Sabahın erken saatlerinde, İstanbul-İzmir arası bir yolculukla başlayan telaşlı bir günün ardından, yazıya kalan çok kısa zamanda; gündemin sıkıcı yoğunluğundan uzaklaşarak, gülümseyen sözcüklerle kucaklaşan bir yazı yazmak istedim. Bu nedenle, asırlar öncesinden günümüze ulaşan Nasreddin Hoca'nın, az bilinen ve her zaman olduğu gibi, gülümserken insanı düşündüren fıkralarından bazılarını aktarayım sizlere:
Nasreddin Hoca bir gün Konya'ya gider.
Sokakta yürürken, biri Hoca'yı durdurup:
"Bugün günlerden ne?" diye sorar.
Hoca:
"Vallahi." der, "Ben şehre yeni geldim, bilmiyorum; sen en iyisi bunu yerlilerden birine sor!"
***
Yine Hoca'ya bir gün:
"İnsanlar ne zamana kadar böyle doğup ölecekler acaba?" diye sormuşlar.
Hoca cevaplamış:
"Cennet ile cehennem doluncaya kadar."
***
Nasreddin Hoca, bir gün hasta olur.
Yakın dostları ziyarete gelip, "Nasılsın?" diye sorarlar.

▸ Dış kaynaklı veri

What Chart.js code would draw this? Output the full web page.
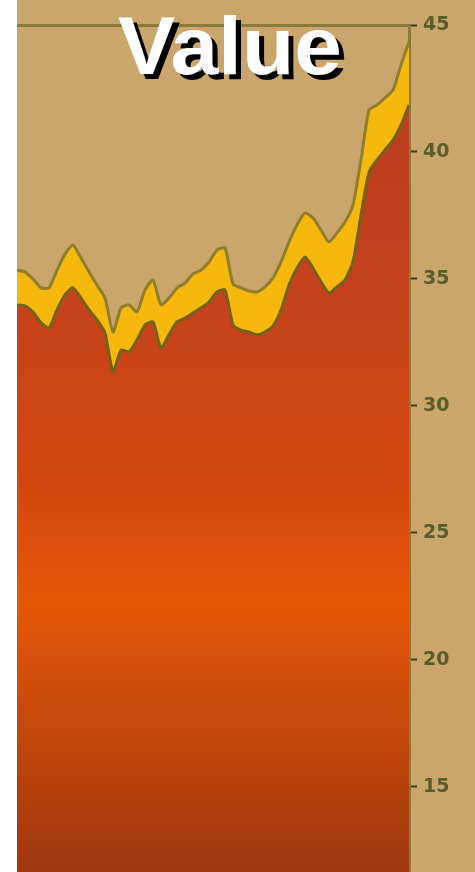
<!DOCTYPE html>
<html>
<head>
<meta charset="utf-8">
<script src="https://cdn.jsdelivr.net/npm/chart.js@4"></script>
<style>
  html, body { margin: 0; padding: 0; background: #fff; }
  .chart-box { position: absolute; left: 17px; top: 0; width: 458px; height: 872px; background: #caa66c; }
  .chart-title {
    position: absolute; left: 101px; top: -1px;
    font: bold 82px "Liberation Sans", Arial, sans-serif;
    color: #fff; text-shadow: 5px 5px 0 #000;
    transform: scaleX(1.045); transform-origin: left top;
    white-space: nowrap; pointer-events: none;
  }
</style>
</head>
<body>
<div class="chart-box">
  <canvas id="myChart" width="458" height="872"></canvas>
  <div class="chart-title">Value</div>
</div>
<script>
// lower band (orange) and upper band top (yellow)
const lowerValues = [
  33.98, 33.94, 33.70, 33.27, 33.07, 33.78, 34.37, 34.65, 34.25, 33.78,
  33.39, 32.87, 31.34, 32.20, 32.13, 32.60, 33.19, 33.31, 32.28, 32.80,
  33.31, 33.46, 33.66, 33.86, 34.09, 34.49, 34.57, 33.19, 32.99, 32.91,
  32.80, 32.91, 33.15, 33.78, 34.76, 35.43, 35.87, 35.43, 34.88, 34.45,
  34.69, 34.96, 35.67, 37.52, 39.21, 39.69, 40.08, 40.47, 41.06, 41.85
];
const upperValues = [
  35.35, 35.28, 35.00, 34.65, 34.65, 35.35, 35.98, 36.34, 35.83, 35.28,
  34.76, 34.25, 32.91, 33.86, 33.98, 33.70, 34.57, 34.96, 33.98, 34.25,
  34.65, 34.84, 35.20, 35.35, 35.67, 36.14, 36.22, 34.80, 34.65, 34.53,
  34.49, 34.69, 35.04, 35.67, 36.46, 37.13, 37.60, 37.40, 36.93, 36.46,
  36.81, 37.24, 37.91, 39.69, 41.65, 41.85, 42.13, 42.44, 43.43, 44.33
];
const categories = lowerValues.map((v, i) => String(i + 1));
const yTicks = [15, 20, 25, 30, 35, 40, 45];
const yMin = 11.65;
const yMax = 45;

function orangeGradient(context) {
  const { ctx, chartArea } = context.chart;
  if (!chartArea) return '#d04a10';
  const g = ctx.createLinearGradient(0, chartArea.top, 0, chartArea.bottom);
  g.addColorStop(0, '#b83c20');
  g.addColorStop(0.35, '#c6421a');
  g.addColorStop(0.55, '#d4480e');
  g.addColorStop(0.68, '#e65808');
  g.addColorStop(0.8, '#cc4a0a');
  g.addColorStop(1, '#a0380f');
  return g;
}

const ctx = document.getElementById('myChart').getContext('2d');
new Chart(ctx, {
  type: 'line',
  data: {
    labels: categories,
    datasets: [
      {
        label: 'Lower',
        data: lowerValues,
        borderColor: '#74621a',
        borderWidth: 3,
        backgroundColor: orangeGradient,
        fill: 'start',
        pointRadius: 0,
        tension: 0.2,
      },
      {
        label: 'Upper',
        data: upperValues,
        borderColor: '#8f7f2c',
        borderWidth: 3,
        backgroundColor: '#f6b80c',
        fill: '-1',
        pointRadius: 0,
        tension: 0.2,
      },
    ],
  },
  options: {
    responsive: false,
    animation: false,
    layout: { padding: { top: 25, left: 0, right: 0, bottom: 0 } },
    plugins: {
      legend: { display: false },
      tooltip: { enabled: false },
    },
    scales: {
      x: {
        display: false,
        offset: false,
      },
      y: {
        position: 'right',
        min: yMin,
        max: yMax,
        z: 1,
        afterBuildTicks: (scale) => {
          scale.ticks = yTicks.map((v) => ({ value: v }));
        },
        afterFit: (scale) => {
          scale.width = 66;
          scale.paddingTop = 0;
          scale.paddingBottom = 0;
        },
        border: { display: true, color: '#8b7a3c', width: 3 },
        grid: {
          color: (c) => (c.tick && c.tick.value === 45 ? '#8b7a3c' : 'transparent'),
          lineWidth: 3,
          tickColor: '#3e3a14',
          tickWidth: 2,
          tickLength: 8,
        },
        ticks: {
          padding: 6,
          color: '#5a5c2a',
          font: { family: 'DejaVu Sans', size: 19, weight: 'bold' },
        },
      },
    },
  },
});
</script>
</body>
</html>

Hoca: "Hiç sormayın" der; "Sapasağlam ölüyorum."
***
Nasreddin Hoca'nın, bir de kadılık yaptığı dönem vardır.
İşte o dönemde birisi gelip:
"Kadı efendi" demiş, "Senin inek, benim ineği boynuzlayıp öldürdü, bedelini isterim."
Nasreddin Hoca:
"Efendi" demiş; "İki hayvan kavga etmiş, sonuçta biri ölmüş; bunda benim ne suçum var. Hayvanlarda akıl olmadığı için, işledikleri suçlar yüzünden kimseyi cezalandıramayız."
Adam, Nasreddin Hoca'nın sözünü keserek:
"Şey... Yanlış söyledim galiba...
Benim inek, seninkini boynuzlayarak öldürdü, diyecektim."
Hoca bir an duraksayıp düşünmüş:
"Öyle söylesene be adam!" diye bağırmış:
"Şimdi iş değişti işte; şu kara kaplı kitaba bir bakalım hele ne diyor?"
***
Yine Nasreddin Hoca'ya sormuşlar:
"Hocam, ay üç müdür, beş midir?"
Nasreddin Hoca cevaplamış:
"Ben bilmem." demiş; "Ay alıp sattığım yoktur."
***
Zamanın hükümdarı Timurlenk, bir gün Hoca'yı çağırıp:
"Hoca" demiş, "Benim için kölelerin içinden, hiçbir kusuru olmayan birini seç."
Hoca birini seçmiş. Timurlenk:
"Aman Hoca!" demiş; "Bu kölenin gülerken bütün dişleri görünüyor!"
Hoca, hemen cevap vermiş:
"Devletlim, merak etmeyin, bu kusur sayılmaz; zavallı kapınızda gülecek değil ya!"
***
Kapının çalındığını duyan Hoca gidip açmış.
Bakmış ki kapıda bir yabancı durmakta.
"Kimsin?" demiş.
Yabancı: "Bir Tanrı misafiri." deyince, koluna girip onu mescide götürmüş ve:
"Tanrının evi burası, Tanrı misafiri de burada olur" demiş.
***
Hoca bir gün katıra binmiş. Katır da tam bir katır; inatçı mı inatçıymış.
Hoca katırı sağa döndürmeye çalışmış bir türlü olmamış.
Onu katırla didişirken gören bir tanıdığı:
"Hoca nereye gidiyorsun?" diye sormuş.
Hoca da:
"Katırın istediği yere" diye cevaplamış...
Yaşamınızdan Nasreddin Hoca gülümseyişleri hiç eksik olmasın efendim.